Guatemalan archaeologist Francisco Estrada-Belli, a professor at Tulane University’s Anthropology Department, and his team, unearthed a piece of history in the northern province of Peten. According to Guatemalan officials, the archaeologist found an “extraordinary” frieze dating back to 590 A.D. while exploring a pyramid traced back to Mayan civilization.
The frieze, a high-relief stucco sculpture, measures 26 feet by 6 feet, and includes what appears to be the image of gods and godlike rulers wearing rich ornaments of feathers and jade sitting on the heads of monsters. Another description gives the location as being on one side of a staircase tomb inside the pyramid, built by the later rulers of the site.
The color of the frieze is still intact and displays red paint with details in blue, yellow, and green. The monsters may have been three men wearing bird headdresses and jade jewels seated cross-legged over the head of a mountain spirit. This depiction is likely to represent the crowning of a new ruler. Running at the base of the structure is an inscription composed of approximately 30 glyphs in a band displaying the names of the rulers.
Although the text was difficult to read, Alex Tokovinine, an epigraphist at Harvard University and contributor to the research project at Holmul, was able to decipher it. The text reveals the building was commissioned by Ajwosaj who was king of “Snake Kingdom” Naranjo, the neighboring city-state, and vassal of the powerful Kaanul dynasty. David Stuart, an expert in Mayan epigraphy at the University of Texas at Austin, confirms the text to be accurate, and he deems Tokovinine’s translation “excellent.”
Since Guatemalan government officials lay claim to the Mayan frieze found, Guatemalan President Otto Perez Molina presented the National Geographic Society with the Order of the Quetzal, Guatemala’s highest award. The National Geographic Society funded the excavation that led to the discovery.

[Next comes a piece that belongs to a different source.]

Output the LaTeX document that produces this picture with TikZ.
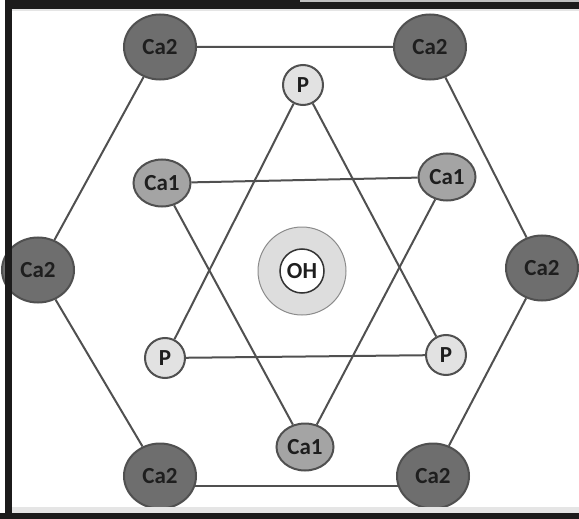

Smaller—no less astonishing—news reveals that 40 miles west of the Mayan frieze’s discovery site, archaeologists found an inscribed standing stone, or stela, from the year 564. The stela describes the installation of a new king at that site, as well, which happened to be a crowning overseen by a female ruler from the Snake Kingdom. Olivia Navarro-Farr, archaeologist and member of the discovery team, suggests both of the findings show “the noose of power constricting around Tikal in the 6th Century.”
Further excavation reveals a tomb, dug into a stairway. Inside was the skeleton of a man whose front teeth were drilled and filled with jade beads surrounded by pots depicting the nine gods of the Maya underworld and other icons. “He was certainly a member of the ruling class,” Estrada-Belli affirms. Ironic details of the discovery were revealed by Estrada-Belli who told Guatemalan government officials that they were led to the startling find when he and his crew followed a trench that was originally excavated by would-be looters who dug in the wrong direction.